If you pass away unexpectedly, your family may be precluded altogether from accessing important electronic records such as emails and bank accounts. Accordingly, you need to establish a way to keep track of important logins, passwords, access keys and personal identification numbers (PINs) to ensure that your family and loved ones can access important online and electronic records.
Create a Plan for Storing Your Passwords Securely
There is shockingly no standardized way to keep track of important account information to ensure that your spouse, kids or lawyer can access them when you pass away. Even worse, the method most people might consider, putting them in a safe-deposit box will often backfire (see below). Here are some possible options when considering how to keep track of your passwords and other sensitive information:
- Do Not Use Safe-Deposit Boxes: Ironically, most people might think the best option is the safe-deposit box. After all, it's been used for generations to safely store important items and information. The problem is, many banks will not allow access to the box until the will is probated.
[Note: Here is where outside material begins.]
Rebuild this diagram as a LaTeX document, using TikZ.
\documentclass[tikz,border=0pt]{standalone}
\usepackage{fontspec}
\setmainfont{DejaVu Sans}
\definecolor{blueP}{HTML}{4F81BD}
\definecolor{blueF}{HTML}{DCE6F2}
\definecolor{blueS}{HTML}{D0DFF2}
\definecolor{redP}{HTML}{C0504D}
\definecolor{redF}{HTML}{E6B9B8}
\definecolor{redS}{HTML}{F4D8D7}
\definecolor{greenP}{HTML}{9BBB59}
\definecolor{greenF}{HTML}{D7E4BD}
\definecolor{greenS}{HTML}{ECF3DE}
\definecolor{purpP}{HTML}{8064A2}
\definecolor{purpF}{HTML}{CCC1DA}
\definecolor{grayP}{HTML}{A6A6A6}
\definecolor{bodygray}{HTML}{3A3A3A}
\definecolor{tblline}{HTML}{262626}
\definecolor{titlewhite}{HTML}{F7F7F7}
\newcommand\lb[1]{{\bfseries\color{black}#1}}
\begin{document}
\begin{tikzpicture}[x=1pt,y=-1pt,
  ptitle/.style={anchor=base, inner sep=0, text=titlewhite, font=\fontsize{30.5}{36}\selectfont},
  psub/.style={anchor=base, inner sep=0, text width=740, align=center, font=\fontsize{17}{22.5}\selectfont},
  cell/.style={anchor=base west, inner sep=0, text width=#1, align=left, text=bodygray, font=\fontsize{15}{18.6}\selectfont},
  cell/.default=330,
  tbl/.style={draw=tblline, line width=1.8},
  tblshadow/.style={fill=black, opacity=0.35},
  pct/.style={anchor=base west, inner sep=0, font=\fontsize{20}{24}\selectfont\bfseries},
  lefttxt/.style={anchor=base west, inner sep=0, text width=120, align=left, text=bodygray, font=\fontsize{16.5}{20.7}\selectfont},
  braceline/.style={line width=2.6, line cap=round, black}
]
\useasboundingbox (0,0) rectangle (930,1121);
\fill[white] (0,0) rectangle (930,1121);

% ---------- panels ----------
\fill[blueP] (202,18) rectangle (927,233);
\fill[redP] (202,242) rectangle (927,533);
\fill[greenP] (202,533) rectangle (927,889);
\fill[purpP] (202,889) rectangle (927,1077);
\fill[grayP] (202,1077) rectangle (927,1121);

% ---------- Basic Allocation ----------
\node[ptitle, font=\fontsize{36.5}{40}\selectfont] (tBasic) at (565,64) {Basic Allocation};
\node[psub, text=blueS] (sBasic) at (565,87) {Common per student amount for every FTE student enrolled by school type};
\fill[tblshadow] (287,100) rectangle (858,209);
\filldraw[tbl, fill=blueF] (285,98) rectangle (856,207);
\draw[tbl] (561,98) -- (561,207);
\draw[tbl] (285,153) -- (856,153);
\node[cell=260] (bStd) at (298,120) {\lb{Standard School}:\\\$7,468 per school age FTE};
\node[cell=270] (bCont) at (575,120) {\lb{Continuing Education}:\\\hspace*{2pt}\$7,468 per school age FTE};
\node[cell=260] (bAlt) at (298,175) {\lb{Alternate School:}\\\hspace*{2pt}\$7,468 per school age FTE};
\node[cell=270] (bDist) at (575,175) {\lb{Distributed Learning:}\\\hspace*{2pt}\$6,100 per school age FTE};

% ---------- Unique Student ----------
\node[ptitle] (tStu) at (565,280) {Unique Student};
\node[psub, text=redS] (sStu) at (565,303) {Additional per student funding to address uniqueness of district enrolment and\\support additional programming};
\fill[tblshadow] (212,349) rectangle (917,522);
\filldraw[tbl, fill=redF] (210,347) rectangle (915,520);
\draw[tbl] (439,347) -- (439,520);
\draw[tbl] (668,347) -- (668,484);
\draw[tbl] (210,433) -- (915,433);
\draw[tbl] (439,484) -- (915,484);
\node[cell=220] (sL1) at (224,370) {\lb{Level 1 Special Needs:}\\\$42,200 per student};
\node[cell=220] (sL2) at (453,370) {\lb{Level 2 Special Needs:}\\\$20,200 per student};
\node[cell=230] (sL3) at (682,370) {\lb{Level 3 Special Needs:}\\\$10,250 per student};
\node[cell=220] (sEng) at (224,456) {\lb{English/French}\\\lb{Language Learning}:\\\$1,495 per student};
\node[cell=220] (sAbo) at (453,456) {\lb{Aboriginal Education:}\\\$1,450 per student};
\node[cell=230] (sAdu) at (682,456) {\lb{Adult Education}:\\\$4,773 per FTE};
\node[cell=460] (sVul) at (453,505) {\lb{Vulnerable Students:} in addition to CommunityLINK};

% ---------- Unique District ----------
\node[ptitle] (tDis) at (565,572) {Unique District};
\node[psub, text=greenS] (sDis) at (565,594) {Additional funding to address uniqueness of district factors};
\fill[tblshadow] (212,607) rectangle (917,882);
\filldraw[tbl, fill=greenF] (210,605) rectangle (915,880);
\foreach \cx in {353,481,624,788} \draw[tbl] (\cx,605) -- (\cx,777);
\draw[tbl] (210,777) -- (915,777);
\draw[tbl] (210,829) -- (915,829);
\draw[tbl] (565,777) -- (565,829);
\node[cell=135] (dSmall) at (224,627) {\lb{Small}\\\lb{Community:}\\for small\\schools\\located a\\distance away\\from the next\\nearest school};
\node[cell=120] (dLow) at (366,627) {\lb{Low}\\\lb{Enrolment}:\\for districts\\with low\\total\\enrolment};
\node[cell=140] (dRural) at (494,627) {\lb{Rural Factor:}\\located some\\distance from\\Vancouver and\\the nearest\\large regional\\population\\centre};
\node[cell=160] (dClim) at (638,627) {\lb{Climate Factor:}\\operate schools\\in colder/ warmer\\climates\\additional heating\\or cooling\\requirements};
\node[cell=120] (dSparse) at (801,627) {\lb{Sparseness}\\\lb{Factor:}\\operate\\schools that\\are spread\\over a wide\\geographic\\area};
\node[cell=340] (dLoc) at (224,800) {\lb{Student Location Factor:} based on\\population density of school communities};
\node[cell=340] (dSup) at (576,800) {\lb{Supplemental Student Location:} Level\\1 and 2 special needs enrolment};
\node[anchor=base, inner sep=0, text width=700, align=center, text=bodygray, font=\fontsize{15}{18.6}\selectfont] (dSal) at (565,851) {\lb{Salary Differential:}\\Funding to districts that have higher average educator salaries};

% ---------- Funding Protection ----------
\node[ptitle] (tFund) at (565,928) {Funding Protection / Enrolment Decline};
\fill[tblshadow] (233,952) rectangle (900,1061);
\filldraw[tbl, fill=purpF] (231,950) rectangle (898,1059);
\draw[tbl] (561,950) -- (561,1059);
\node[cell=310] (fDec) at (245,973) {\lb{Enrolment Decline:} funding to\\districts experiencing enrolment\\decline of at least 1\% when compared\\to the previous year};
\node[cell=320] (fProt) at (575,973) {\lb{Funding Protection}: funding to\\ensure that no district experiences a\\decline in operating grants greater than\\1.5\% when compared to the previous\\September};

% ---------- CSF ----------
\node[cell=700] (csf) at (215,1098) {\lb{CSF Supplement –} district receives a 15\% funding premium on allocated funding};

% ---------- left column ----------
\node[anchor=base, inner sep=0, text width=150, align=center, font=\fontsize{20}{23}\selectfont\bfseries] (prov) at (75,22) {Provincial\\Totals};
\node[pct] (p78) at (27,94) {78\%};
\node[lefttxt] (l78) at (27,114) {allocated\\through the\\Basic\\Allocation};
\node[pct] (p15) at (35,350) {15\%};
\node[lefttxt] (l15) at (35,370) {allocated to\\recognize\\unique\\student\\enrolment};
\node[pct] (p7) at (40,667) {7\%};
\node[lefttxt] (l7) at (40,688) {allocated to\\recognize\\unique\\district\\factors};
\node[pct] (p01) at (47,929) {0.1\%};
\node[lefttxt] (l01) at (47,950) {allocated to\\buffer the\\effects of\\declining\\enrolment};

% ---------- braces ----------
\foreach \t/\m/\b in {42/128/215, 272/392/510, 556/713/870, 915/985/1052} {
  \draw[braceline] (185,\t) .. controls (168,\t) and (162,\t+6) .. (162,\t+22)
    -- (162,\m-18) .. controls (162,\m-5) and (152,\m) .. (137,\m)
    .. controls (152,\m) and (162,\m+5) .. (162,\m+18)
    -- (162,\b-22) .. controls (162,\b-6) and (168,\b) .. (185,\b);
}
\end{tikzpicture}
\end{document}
This means if important information needed to probate the will in the first place is in the box, you're caught in a classic catch-22. Safe-deposit boxes should generally only be used to store items that won't be needed until long after you've passed away.
- Using a Safe at Home: This is probably the easiest method to understand and follow. After you've compiled a list of important access information (see below for a general list), store it in a secure safe in your home. This provides two basic benefits: first, it's relatively easy, and second, you can tell if your security information has been compromised. Combinations for the safe can be stored with an attorney.
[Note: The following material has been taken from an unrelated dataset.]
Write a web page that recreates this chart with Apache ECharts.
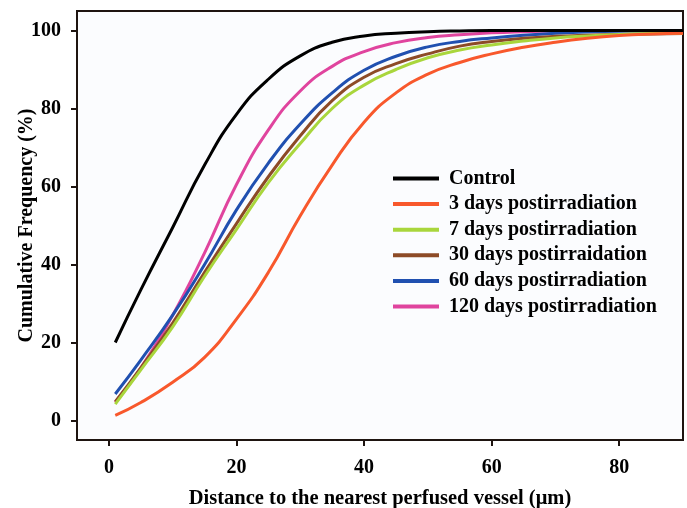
<!DOCTYPE html>
<html>
<head>
<meta charset="utf-8">
<script src="https://cdn.jsdelivr.net/npm/echarts@6/dist/echarts.min.js"></script>
<style>
html,body{margin:0;padding:0;background:#ffffff;}
#chart{width:687px;height:508px;}
</style>
</head>
<body>
<div id="chart"></div>
<script>
// Distance (µm) sample points
var distances = [1, 5, 10, 15, 20, 25, 30, 35, 40, 45, 50, 55, 60, 65, 70, 75, 80, 85, 90];
var control  = [20, 33.5, 49.5, 65.5, 78.5, 87.5, 93.5, 97, 98.6, 99.3, 99.7, 99.9, 100, 100, 100, 100, 100, 100, 100];
var days3    = [1.3, 4.6, 9.8, 16.2, 26, 38, 52.5, 65.5, 76.5, 84, 88.8, 91.8, 94, 95.7, 97, 98, 98.7, 99.1, 99.3];
var days7    = [4.2, 13, 24, 37, 49, 61, 71, 80, 86, 90, 93, 95, 96.3, 97.3, 98.1, 98.6, 99, 99.2, 99.3];
var days30   = [4.8, 13.5, 25, 38, 50.5, 62.5, 73, 82, 88, 91.5, 94, 96, 97.2, 98, 98.5, 98.8, 99, 99.1, 99.2];
var days60   = [6.8, 15.5, 27, 40, 54, 66, 76, 84, 89.8, 93.4, 95.8, 97.2, 98.1, 98.8, 99.3, 99.6, 99.8, 99.9, 100];
var days120  = [4.6, 13.5, 27, 43, 60.5, 74.5, 84.5, 90.8, 94.6, 96.9, 98.2, 98.9, 99.4, 99.7, 99.9, 100, 100, 100, 100];

var seriesNames = ['Control', '3 days postirradiation', '7 days postirradiation', '30 days postirraidation', '60 days postirradiation', '120 days postirradiation'];
var seriesValues = [control, days3, days7, days30, days60, days120];
var seriesColors = ['#000000', '#f8582c', '#a9d63c', '#8d4b27', '#2050b0', '#e0449e'];

var xTicks = [0, 20, 40, 60, 80];
var yTicks = [0, 20, 40, 60, 80, 100];

var FONT = '"Liberation Serif", "Times New Roman", serif';

function pairs(vals) {
  return distances.map(function (d, i) { return [d, vals[i]]; });
}

var series = seriesNames.map(function (name, i) {
  return {
    name: name,
    type: 'line',
    data: pairs(seriesValues[i]),
    smooth: 0.5,
    showSymbol: false,
    symbol: 'none',
    lineStyle: { color: seriesColors[i], width: 3 },
    itemStyle: { color: seriesColors[i] },
    z: 10 - i
  };
});

var chart = echarts.init(document.getElementById('chart'), null, { renderer: 'canvas' });
chart.setOption({
  backgroundColor: '#ffffff',
  animation: false,
  grid: {
    left: 77, right: 4, top: 11, bottom: 68,
    outerBoundsMode: 'none',
    containLabel: false,
    show: true,
    borderColor: '#1e1410',
    borderWidth: 2,
    backgroundColor: '#fbfcfe'
  },
  legend: {
    orient: 'vertical',
    left: 388,
    top: 163,
    itemWidth: 46,
    itemHeight: 4,
    itemGap: 4.6,
    icon: 'rect',
    data: seriesNames,
    textStyle: {
      fontFamily: FONT,
      fontWeight: 'bold',
      fontSize: 20,
      color: '#000',
      lineHeight: 21,
      padding: [0, 0, 0, 5]
    }
  },
  xAxis: {
    type: 'value',
    min: -5,
    max: 90,
    name: 'Distance to the nearest perfused vessel (\u03bcm)',
    nameLocation: 'middle',
    nameGap: 48,
    nameMoveOverlap: false,
    nameTextStyle: { fontFamily: FONT, fontWeight: 'bold', fontSize: 20.5, color: '#000' },
    splitLine: { show: false },
    axisLine: { show: true, onZero: false, lineStyle: { color: '#1e1410', width: 2 } },
    axisTick: { show: true, length: 6, customValues: xTicks, lineStyle: { color: '#1e1410', width: 2 } },
    axisLabel: { customValues: xTicks, margin: 18, fontFamily: FONT, fontWeight: 'bold', fontSize: 20, color: '#000' }
  },
  yAxis: {
    type: 'value',
    min: -5,
    max: 105,
    name: 'Cumulative Frequency (%)',
    nameLocation: 'middle',
    nameGap: 40,
    nameMoveOverlap: false,
    nameRotate: 90,
    nameTextStyle: { fontFamily: FONT, fontWeight: 'bold', fontSize: 20, color: '#000' },
    splitLine: { show: false },
    axisLine: { show: true, onZero: false, lineStyle: { color: '#1e1410', width: 2 } },
    axisTick: { show: true, length: 6, customValues: yTicks, lineStyle: { color: '#1e1410', width: 2 } },
    axisLabel: { customValues: yTicks, margin: 16, fontFamily: FONT, fontWeight: 'bold', fontSize: 20, color: '#000' }
  },
  series: series
});
</script>
</body>
</html>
- Using Password Storing Services: There are an increasing amount of online services that offer safe, secure storage for all of your information and passwords. Given the relatively new status of these services and the fact that all online information is inherently at risk, however, this is probably not the most secure option.
- Master Passwords and Password Splitting: Some people favor a password splitting scheme, where half of a master-password (that gives access to all of your passwords) is given to one party (e.g., a spouse), and the other half is given to your lawyer. To account for the possibility that you and your spouse die at the same time, the spouse's half also goes to a second lawyer with instructions on contacting the first lawyer. The benefit here is that no one, not your lawyer and not even your spouse, has access to your information. The only real pitfall to this approach is that some may find it too complex.
- Don't Get Too Creative: Finally, consider coming up with a scheme that works for you and your family. Do not, however, get too creative. Any plan has to deal with all possibilities, and if you miss even one, the entire scheme may fail (e.g., if you and your spouse die in the above example and no contingency is built into the system).
Make a List of Each Service and Its Access Information
Finally, once you have come up with your strategy for storing important passwords and access information, compile a list of important services and corresponding access information (logins, passwords, access keys, PINs, etc). Common things to consider putting on your list are:
- Email accounts
- Bank and financial accounts
- Cell phones, PDAs, other electronic devices
- Online services (online storage, records, pictures, etc)
- Important contact information
- Locations and access information to safes, safe-deposit boxes, alarms, etc
It is also recommended that you include a description next to each item. For instance, a description of the assets held in an account, or the types of documents found in an online storage location. Lastly, remember to periodically update this information as the means of access and your passwords may change over time.